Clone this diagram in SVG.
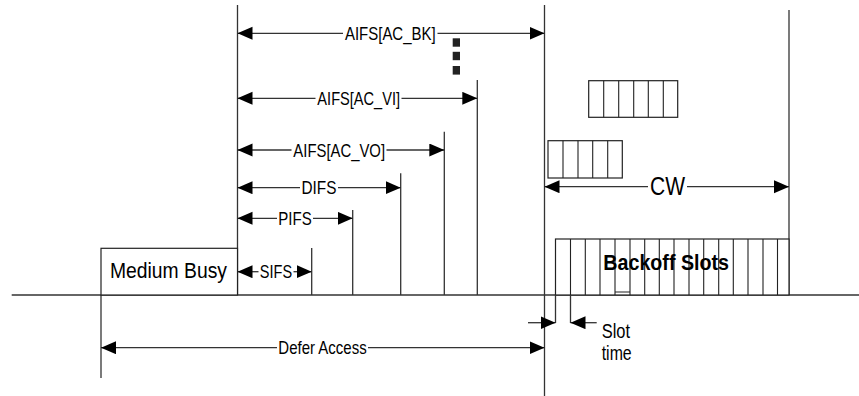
<svg xmlns="http://www.w3.org/2000/svg" width="859" height="396" viewBox="0 0 859 396">
<style>
.ln{stroke:#333;stroke-width:1.3;fill:none}
.bx{stroke:#222;stroke-width:1.2;fill:#fff}
.dv{stroke:#222;stroke-width:1.1;fill:none}
.t{font-family:"Liberation Sans",Arial,sans-serif;fill:#000}
.lb{font-size:18.5px;text-anchor:middle}
.ar{stroke:#333;stroke-width:1.3;fill:none;marker-end:url(#ah)}
.ar2{stroke:#333;stroke-width:1.3;fill:none;marker-start:url(#ahs);marker-end:url(#ah)}
</style>
<defs>
<marker id="ah" markerUnits="userSpaceOnUse" markerWidth="16" markerHeight="14" refX="15" refY="6.5" orient="auto">
<path d="M0,0 L15,6.5 L0,13 z" fill="#000"/>
</marker>
<marker id="ahs" markerUnits="userSpaceOnUse" markerWidth="16" markerHeight="14" refX="0" refY="6.5" orient="auto">
<path d="M15,0 L0,6.5 L15,13 z" fill="#000"/>
</marker>
</defs>
<rect width="859" height="396" fill="#fff"/>

<g id="timeline">
<line class="ln" x1="11.7" y1="295" x2="859" y2="295"/>
<line class="ln" x1="237.5" y1="5" x2="237.5" y2="295"/>
<line class="ln" x1="544.5" y1="5" x2="544.5" y2="396"/>
<line class="ln" x1="789" y1="10" x2="789" y2="295"/>
<line class="ln" x1="101" y1="295" x2="101" y2="378"/>
<line class="ln" x1="311.7" y1="248" x2="311.7" y2="295"/>
<line class="ln" x1="352.7" y1="210" x2="352.7" y2="295"/>
<line class="ln" x1="400.7" y1="173.3" x2="400.7" y2="295"/>
<line class="ln" x1="444.3" y1="131.7" x2="444.3" y2="295"/>
<line class="ln" x1="477.3" y1="80" x2="477.3" y2="295"/>
</g>

<g id="medium-busy">
<rect class="bx" x="101" y="248.3" width="136.5" height="46.7"/>
<text class="t" x="110" y="277.7" font-size="22" textLength="117" lengthAdjust="spacingAndGlyphs">Medium Busy</text>
</g>

<g id="backoff-slots">
<rect class="bx" x="555.5" y="239" width="233.5" height="56"/>
<path class="dv" d="M570.5,239V295M585.3,239V295M600,239V295M615,239V295M630,239V295M644.7,239V295M659.3,239V295M674,239V295M689,239V295M703.7,239V295M718.7,239V295M733.3,239V295M748,239V295M763,239V295M777.5,239V295M615,292H630"/>
<line class="ln" x1="555.5" y1="295" x2="555.5" y2="323"/>
<line class="ln" x1="570.5" y1="295" x2="570.5" y2="323"/>
<text class="t" x="603.3" y="270" font-size="22" font-weight="bold" textLength="125.7" lengthAdjust="spacingAndGlyphs">Backoff Slots</text>
</g>

<g id="slots-upper">
<rect class="bx" x="588.7" y="80.7" width="89" height="36.6"/>
<path class="dv" d="M603.7,80.7V117.3M618.7,80.7V117.3M633.7,80.7V117.3M648.3,80.7V117.3M663.3,80.7V117.3"/>
</g>

<g id="slots-lower">
<rect class="bx" x="548" y="140.7" width="74.3" height="37.3"/>
<path class="dv" d="M563,140.7V178M578,140.7V178M592.7,140.7V178M607.7,140.7V178"/>
</g>

<g id="ellipsis">
<rect x="452.7" y="38.3" width="7.3" height="8.4" fill="#222"/>
<rect x="452.7" y="51.8" width="7.3" height="8.4" fill="#222"/>
<rect x="452.7" y="66" width="7.3" height="8.6" fill="#222"/>
</g>

<g id="connectors">
<line class="ar" x1="343" y1="33.3" x2="237.5" y2="33.3"/>
<line class="ar" x1="437.5" y1="33.3" x2="544.5" y2="33.3"/>
<line class="ar" x1="315.5" y1="98.3" x2="237.5" y2="98.3"/>
<line class="ar" x1="401.5" y1="98.3" x2="477.3" y2="98.3"/>
<line class="ar" x1="291.5" y1="150" x2="237.5" y2="150"/>
<line class="ar" x1="386.5" y1="150" x2="444.3" y2="150"/>
<line class="ar" x1="300" y1="187.7" x2="237.5" y2="187.7"/>
<line class="ar" x1="338" y1="187.7" x2="400.7" y2="187.7"/>
<line class="ar" x1="277" y1="218.3" x2="237.5" y2="218.3"/>
<line class="ar" x1="313" y1="218.3" x2="352.7" y2="218.3"/>
<line class="ar" x1="258.5" y1="271.7" x2="237.5" y2="271.7"/>
<line class="ar" x1="293.5" y1="271.7" x2="311.7" y2="271.7"/>
<line class="ar" x1="277" y1="347.7" x2="101" y2="347.7"/>
<line class="ar" x1="368" y1="347.7" x2="544.5" y2="347.7"/>
<line class="ar" x1="648" y1="186.7" x2="544.5" y2="186.7"/>
<line class="ar" x1="687" y1="186.7" x2="789" y2="186.7"/>
<line class="ar" x1="528" y1="322.7" x2="555.5" y2="322.7"/>
<line class="ar" x1="596.7" y1="322.7" x2="570.5" y2="322.7"/>
</g>

<g id="labels">
<text class="t lb" x="390.3" y="40" textLength="90.7" lengthAdjust="spacingAndGlyphs">AIFS[AC_BK]</text>
<text class="t lb" x="358.7" y="105" textLength="82.7" lengthAdjust="spacingAndGlyphs">AIFS[AC_VI]</text>
<text class="t lb" x="339.2" y="156.7" textLength="91.7" lengthAdjust="spacingAndGlyphs">AIFS[AC_VO]</text>
<text class="t lb" x="319" y="194.2" textLength="35" lengthAdjust="spacingAndGlyphs">DIFS</text>
<text class="t lb" x="295" y="224.8" textLength="33.4" lengthAdjust="spacingAndGlyphs">PIFS</text>
<text class="t lb" x="276" y="278.2" textLength="32.3" lengthAdjust="spacingAndGlyphs">SIFS</text>
<text class="t lb" x="322.5" y="354.2" textLength="88.3" lengthAdjust="spacingAndGlyphs">Defer Access</text>
<text class="t" x="667.5" y="195" font-size="25" text-anchor="middle" textLength="35" lengthAdjust="spacingAndGlyphs">CW</text>
<text class="t" x="601.7" y="338.3" font-size="20" textLength="28.3" lengthAdjust="spacingAndGlyphs">Slot</text>
<text class="t" x="601.7" y="360" font-size="20" textLength="30" lengthAdjust="spacingAndGlyphs">time</text>
</g>
</svg>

§ **Task objective**
Restate the data above exactly, stripping out each image.

§ **Solved exercise**
Clone this diagram in SVG.
<svg xmlns="http://www.w3.org/2000/svg" width="859" height="396" viewBox="0 0 859 396">
<style>
.ln{stroke:#333;stroke-width:1.3;fill:none}
.bx{stroke:#222;stroke-width:1.2;fill:#fff}
.dv{stroke:#222;stroke-width:1.1;fill:none}
.t{font-family:"Liberation Sans",Arial,sans-serif;fill:#000}
.lb{font-size:18.5px;text-anchor:middle}
.ar{stroke:#333;stroke-width:1.3;fill:none;marker-end:url(#ah)}
.ar2{stroke:#333;stroke-width:1.3;fill:none;marker-start:url(#ahs);marker-end:url(#ah)}
</style>
<defs>
<marker id="ah" markerUnits="userSpaceOnUse" markerWidth="16" markerHeight="14" refX="15" refY="6.5" orient="auto">
<path d="M0,0 L15,6.5 L0,13 z" fill="#000"/>
</marker>
<marker id="ahs" markerUnits="userSpaceOnUse" markerWidth="16" markerHeight="14" refX="0" refY="6.5" orient="auto">
<path d="M15,0 L0,6.5 L15,13 z" fill="#000"/>
</marker>
</defs>
<rect width="859" height="396" fill="#fff"/>

<g id="timeline">
<line class="ln" x1="11.7" y1="295" x2="859" y2="295"/>
<line class="ln" x1="237.5" y1="5" x2="237.5" y2="295"/>
<line class="ln" x1="544.5" y1="5" x2="544.5" y2="396"/>
<line class="ln" x1="789" y1="10" x2="789" y2="295"/>
<line class="ln" x1="101" y1="295" x2="101" y2="378"/>
<line class="ln" x1="311.7" y1="248" x2="311.7" y2="295"/>
<line class="ln" x1="352.7" y1="210" x2="352.7" y2="295"/>
<line class="ln" x1="400.7" y1="173.3" x2="400.7" y2="295"/>
<line class="ln" x1="444.3" y1="131.7" x2="444.3" y2="295"/>
<line class="ln" x1="477.3" y1="80" x2="477.3" y2="295"/>
</g>

<g id="medium-busy">
<rect class="bx" x="101" y="248.3" width="136.5" height="46.7"/>
<text class="t" x="110" y="277.7" font-size="22" textLength="117" lengthAdjust="spacingAndGlyphs">Medium Busy</text>
</g>

<g id="backoff-slots">
<rect class="bx" x="555.5" y="239" width="233.5" height="56"/>
<path class="dv" d="M570.5,239V295M585.3,239V295M600,239V295M615,239V295M630,239V295M644.7,239V295M659.3,239V295M674,239V295M689,239V295M703.7,239V295M718.7,239V295M733.3,239V295M748,239V295M763,239V295M777.5,239V295M615,292H630"/>
<line class="ln" x1="555.5" y1="295" x2="555.5" y2="323"/>
<line class="ln" x1="570.5" y1="295" x2="570.5" y2="323"/>
<text class="t" x="603.3" y="270" font-size="22" font-weight="bold" textLength="125.7" lengthAdjust="spacingAndGlyphs">Backoff Slots</text>
</g>

<g id="slots-upper">
<rect class="bx" x="588.7" y="80.7" width="89" height="36.6"/>
<path class="dv" d="M603.7,80.7V117.3M618.7,80.7V117.3M633.7,80.7V117.3M648.3,80.7V117.3M663.3,80.7V117.3"/>
</g>

<g id="slots-lower">
<rect class="bx" x="548" y="140.7" width="74.3" height="37.3"/>
<path class="dv" d="M563,140.7V178M578,140.7V178M592.7,140.7V178M607.7,140.7V178"/>
</g>

<g id="ellipsis">
<rect x="452.7" y="38.3" width="7.3" height="8.4" fill="#222"/>
<rect x="452.7" y="51.8" width="7.3" height="8.4" fill="#222"/>
<rect x="452.7" y="66" width="7.3" height="8.6" fill="#222"/>
</g>

<g id="connectors">
<line class="ar" x1="343" y1="33.3" x2="237.5" y2="33.3"/>
<line class="ar" x1="437.5" y1="33.3" x2="544.5" y2="33.3"/>
<line class="ar" x1="315.5" y1="98.3" x2="237.5" y2="98.3"/>
<line class="ar" x1="401.5" y1="98.3" x2="477.3" y2="98.3"/>
<line class="ar" x1="291.5" y1="150" x2="237.5" y2="150"/>
<line class="ar" x1="386.5" y1="150" x2="444.3" y2="150"/>
<line class="ar" x1="300" y1="187.7" x2="237.5" y2="187.7"/>
<line class="ar" x1="338" y1="187.7" x2="400.7" y2="187.7"/>
<line class="ar" x1="277" y1="218.3" x2="237.5" y2="218.3"/>
<line class="ar" x1="313" y1="218.3" x2="352.7" y2="218.3"/>
<line class="ar" x1="258.5" y1="271.7" x2="237.5" y2="271.7"/>
<line class="ar" x1="293.5" y1="271.7" x2="311.7" y2="271.7"/>
<line class="ar" x1="277" y1="347.7" x2="101" y2="347.7"/>
<line class="ar" x1="368" y1="347.7" x2="544.5" y2="347.7"/>
<line class="ar" x1="648" y1="186.7" x2="544.5" y2="186.7"/>
<line class="ar" x1="687" y1="186.7" x2="789" y2="186.7"/>
<line class="ar" x1="528" y1="322.7" x2="555.5" y2="322.7"/>
<line class="ar" x1="596.7" y1="322.7" x2="570.5" y2="322.7"/>
</g>

<g id="labels">
<text class="t lb" x="390.3" y="40" textLength="90.7" lengthAdjust="spacingAndGlyphs">AIFS[AC_BK]</text>
<text class="t lb" x="358.7" y="105" textLength="82.7" lengthAdjust="spacingAndGlyphs">AIFS[AC_VI]</text>
<text class="t lb" x="339.2" y="156.7" textLength="91.7" lengthAdjust="spacingAndGlyphs">AIFS[AC_VO]</text>
<text class="t lb" x="319" y="194.2" textLength="35" lengthAdjust="spacingAndGlyphs">DIFS</text>
<text class="t lb" x="295" y="224.8" textLength="33.4" lengthAdjust="spacingAndGlyphs">PIFS</text>
<text class="t lb" x="276" y="278.2" textLength="32.3" lengthAdjust="spacingAndGlyphs">SIFS</text>
<text class="t lb" x="322.5" y="354.2" textLength="88.3" lengthAdjust="spacingAndGlyphs">Defer Access</text>
<text class="t" x="667.5" y="195" font-size="25" text-anchor="middle" textLength="35" lengthAdjust="spacingAndGlyphs">CW</text>
<text class="t" x="601.7" y="338.3" font-size="20" textLength="28.3" lengthAdjust="spacingAndGlyphs">Slot</text>
<text class="t" x="601.7" y="360" font-size="20" textLength="30" lengthAdjust="spacingAndGlyphs">time</text>
</g>
</svg>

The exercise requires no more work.